Frontiir Receives $30M Investment from UK’s CDC

By Danny Fenster 26 July 2019

YANGON—The UK government’s development finance institution announced this week a US$30 million (45.4 billion kyats) investment in the Myanmar internet service provider Frontiir.

The British CDC Group, formerly the Commonwealth Development Corporation, said the investment will help Frontiir expand across the country to eventually bring more than 2 million people online.

The CDC is fully owned by the government of the UK and operates on a mandate “to build thriving communities that provide sustainable opportunities for all citizens.” The Frontiir investment, the company said, helps them meet the UN’s Sustainable Development Goal number nine, which deals with “Industry, Innovation and Infrastructure.”

Under that umbrella, the UN goal seeks to “Significantly increase access to information and communications technology and strive to provide universal and affordable access to the Internet in least developed countries by 2020,” UN documents read.

It marks the CDC’s first direct equity investment in Myanmar.

“Frontiir is honored to be the recipient of the first-ever direct equity investment by CDC in Myanmar, an accolade we believe demonstrates that an ethical, fair, and sustainable business model can still lead to great success amidst huge challenges in an emerging country like Myanmar,” Frontiir chairman and CEO Dr. Godfrey Tan, aka Dr. Wai Lin Tun, was quoted as saying in the press release.

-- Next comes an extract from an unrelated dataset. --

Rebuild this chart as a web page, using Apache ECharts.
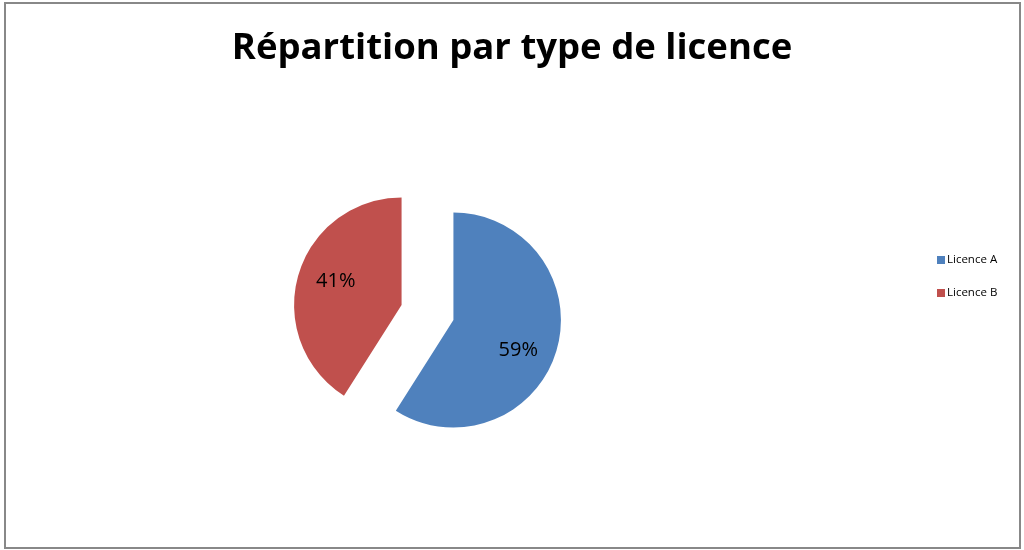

While expanding internet access is generally a net good in development and human rights calculations, it is not without its own complications in Myanmar. Article 77 of the Telecommunications Law allows the Myanmar government to shut down internet service in declared emergencies—an authority they’ve recently exercised to widespread condemnation amid ongoing fighting in northern Rakhine State.

As Myanmar Centre for Responsible Business (MCRB) director Vicky Bowman points out, the MCRB flagged Article 77 as a matter of concern in a September 2015 assessment it published on the information and communications technology sector and human rights in Myanmar.

“Greater investment in connectivity is a positive, so CDC’s investment in Frontiir is broadly welcome,” Bowman told The Irrawaddy via email, but, she noted, “the provisions of Article 77 … present a human rights risk for operators because they provide for open-ended internet shutdowns which reduce the right to information,” which “in turn, with greater dependency on the internet, impacts [people’s] livelihoods, education, health, etc.”

Article 77 states that the Ministry of Communications and Information Technology “may, when an emergency situation arises to operate for public interest, direct the licensee to suspend a Telecommunications Service, to intercept, not to operate any specific form of communication, to obtain necessary information and communications, and to temporarily control the Telecommunications Service and Telecommunications Equipments.”

The MCRB recommends that any service provider “proactively report on the requests received from the Myanmar government (at all levels) for lawful interception, communications data, content removal and website blocking, and requests for network shutdowns, in order to stimulate further transparency,” a response the telecom operator Telenor Group has basically followed in Rakhine, though other providers in the country have not.

The CDC said its investment will allow Frontiir, which already employees more than 1,600, to hire an estimated 4,000 more people.

Frontiir plans to expand its internet service, branded as “Myanmar Net,” to cover lower income townships within Yangon and Mandalay and to eventually cover 22 cities and towns across the country in the next few years.

“CDC’s capital will help accelerate [Frontiir’s] growth, helping it reach further remote regions,” said Srini Nagarajan, CDC managing director and head of Asia.